What is Unified Detection?¶
Why Unified Detection exists¶
- Running Find Description (FD) and Find Everything (FE) separately created multiple intermediate fields and potential conflicts (e.g.,
vlm_detections,sam_detections). - Unified Detection consolidates all detections into a single source of truth:
unified_detections. - This ensures downstream operators (Find Similar, Modify Detections) operate consistently and reduces human error.
Key insight
Unified Detection bridges semantic information (what objects are) with category-agnostic completeness (everything that looks like an object), forming the foundation for embedding-driven labeling.
How it works¶
SAM embedding generation
- Computes a dense image embedding per sample (
leip_embedding). - These embeddings capture local texture, shape, and boundary information for every pixel.
Find Description (FD)
- Vision-language models (Florence-2, OWL-v2) predict labeled bounding boxes based on prompts.

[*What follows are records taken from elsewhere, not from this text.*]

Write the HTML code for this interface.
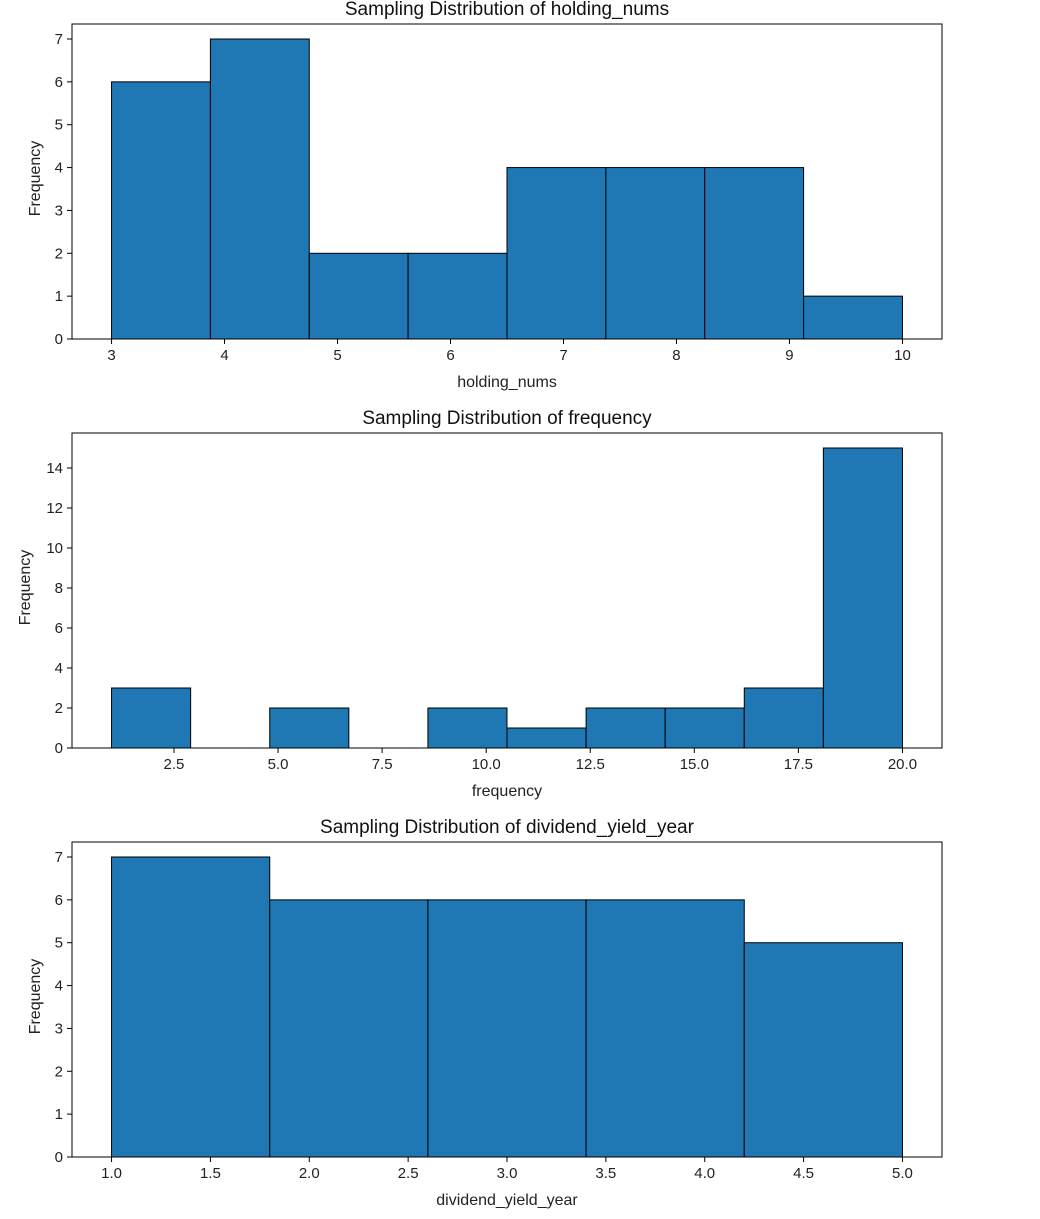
<!DOCTYPE html>
<html><head><meta charset="utf-8"><style>
body{margin:0;background:#fff;width:1040px;height:1214px;overflow:hidden}
svg{font-family:"Liberation Sans","DejaVu Sans",sans-serif}
</style></head><body>
<svg id="c" width="1040" height="1214"></svg>
<script>
const NS="http://www.w3.org/2000/svg";
const svg=document.getElementById('c');
// data
const holdingCounts=[6,7,2,2,4,4,4,1];
const holdingRange=[3,10];
const holdingXTicks=[3,4,5,6,7,8,9,10];
const holdingYTicks=[0,1,2,3,4,5,6,7];
const freqCounts=[3,0,2,0,2,1,2,2,3,15];
const freqRange=[1,20];
const freqXTicks=[2.5,5.0,7.5,10.0,12.5,15.0,17.5,20.0];
const freqYTicks=[0,2,4,6,8,10,12,14];
const divCounts=[7,6,6,6,5];
const divRange=[1,5];
const divXTicks=[1.0,1.5,2.0,2.5,3.0,3.5,4.0,4.5,5.0];
const divYTicks=[0,1,2,3,4,5,6,7];

function el(tag,attrs,parent){const e=document.createElementNS(NS,tag);for(const k in attrs)e.setAttribute(k,attrs[k]);(parent||svg).appendChild(e);return e;}
function txt(s,attrs,parent){const t=el('text',attrs,parent);t.textContent=s;return t;}

function hist(o){
  const g=el('g',{});
  
  
  const L=72,R=942,T=o.top,B=o.top+315;
  const [x0,x1]=o.range;
  const pad=(x1-x0)*0.05;
  const xs=v=>L+(v-(x0-pad))/((x1+pad)-(x0-pad))*(R-L);
  const ymax=Math.max(...o.counts)*1.05;
  const ys=v=>B-v/ymax*(B-T);
  const w=(x1-x0)/o.counts.length;
  o.counts.forEach((c,i)=>{
    const r=el('rect',{x:xs(x0+i*w),y:ys(c),width:xs(x0+(i+1)*w)-xs(x0+i*w),height:B-ys(c),fill:'#1f77b4',stroke:'#000','stroke-width':1},g);
    
    
  });
  const f=el('rect',{x:L,y:T,width:R-L,height:B-T,fill:'none',stroke:'#000','stroke-width':1},g);
  
  
  o.xticks.forEach(v=>{
    const x=xs(v);
    el('line',{x1:x,x2:x,y1:B,y2:B+5,stroke:'#000'},g);
    const t=txt(o.xfmt(v),{x:x,y:B+21,'text-anchor':'middle','font-size':15,fill:'#222'},g);
    
    
  });
  o.yticks.forEach(v=>{
    const y=ys(v);
    el('line',{x1:L-5,x2:L,y1:y,y2:y,stroke:'#000'},g);
    const t=txt(String(v),{x:L-9,y:y+5,'text-anchor':'end','font-size':15,fill:'#222'},g);
    
    
  });
  const xt=txt(o.xlabel,{x:(L+R)/2,y:B+48,'text-anchor':'middle','font-size':16,fill:'#222'},g);
  
  
  const yl=o.ylx;
  const yt=txt('Frequency',{x:yl,y:(T+B)/2-3,'text-anchor':'middle','font-size':16,fill:'#222',transform:`rotate(-90 ${yl} ${(T+B)/2-3})`},g);
  
  
  const tt=txt(o.title,{x:(L+R)/2,y:T-9,'text-anchor':'middle','font-size':19,fill:'#111'},g);
  
  
}
hist({name:'holding-nums-histogram',top:24,counts:holdingCounts,range:holdingRange,xticks:holdingXTicks,yticks:holdingYTicks,xfmt:v=>String(v),xlabel:'holding_nums',title:'Sampling Distribution of holding_nums',ylx:40});
hist({name:'frequency-histogram',top:433,counts:freqCounts,range:freqRange,xticks:freqXTicks,yticks:freqYTicks,xfmt:v=>v.toFixed(1),xlabel:'frequency',title:'Sampling Distribution of frequency',ylx:30});
hist({name:'dividend-yield-histogram',top:842,counts:divCounts,range:divRange,xticks:divXTicks,yticks:divYTicks,xfmt:v=>v.toFixed(1),xlabel:'dividend_yield_year',title:'Sampling Distribution of dividend_yield_year',ylx:40});
</script>
</body></html>
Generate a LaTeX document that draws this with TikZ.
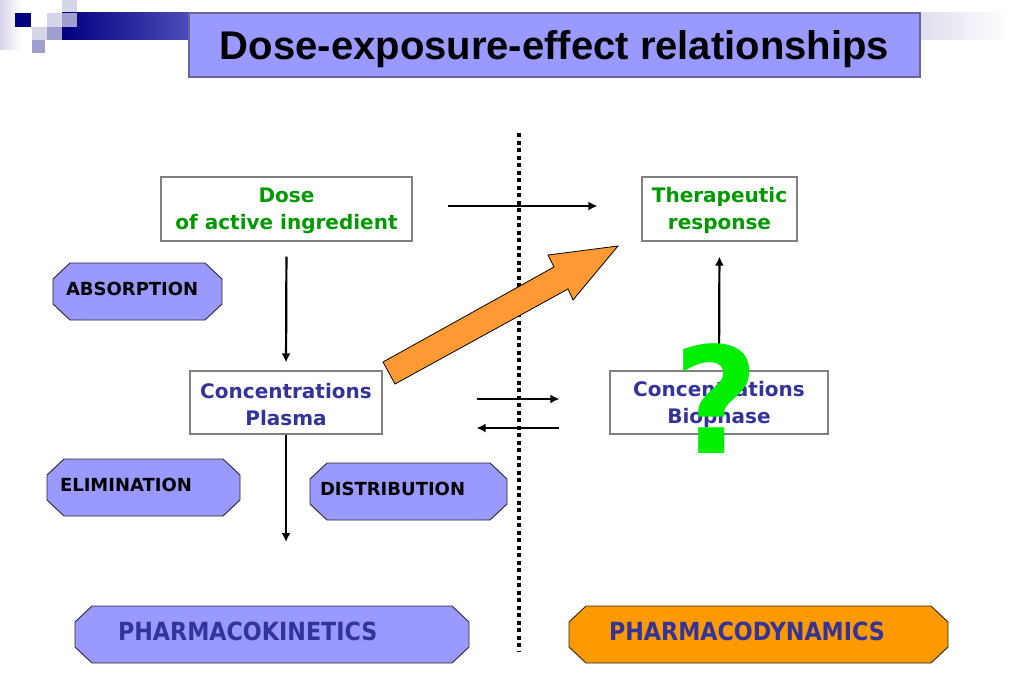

- Overlaps are reconciled (OWL preferred if confidence matters).
- Outputs are merged into
unified_detections.
Find Everything (FE)
- Segment Anything Model (SAM) proposes additional objects, labeled as
unknown. - Uniform grid points act as prompts to detect visually coherent objects beyond VLM predictions.
- Post-processing includes NMS and area filtering.
Merge rules
- VLM boxes skipped if overlapping confirmed detections (avoid overwriting).
- SAM boxes added only if novel, labeled as
unknown. - BBox area computed for each detection.
- Per-detection embeddings pooled from SAM features.
Why it matters¶
- Provides a single, consistent field (
unified_detections) for downstream tasks. - Combines semantic grounding (FD) with object completeness (FE).
- Simplifies SME workflows: fewer fields to track, less chance of overwriting or missing detections.
- Ensures clustering and label propagation (Find Similar) have a coherent input.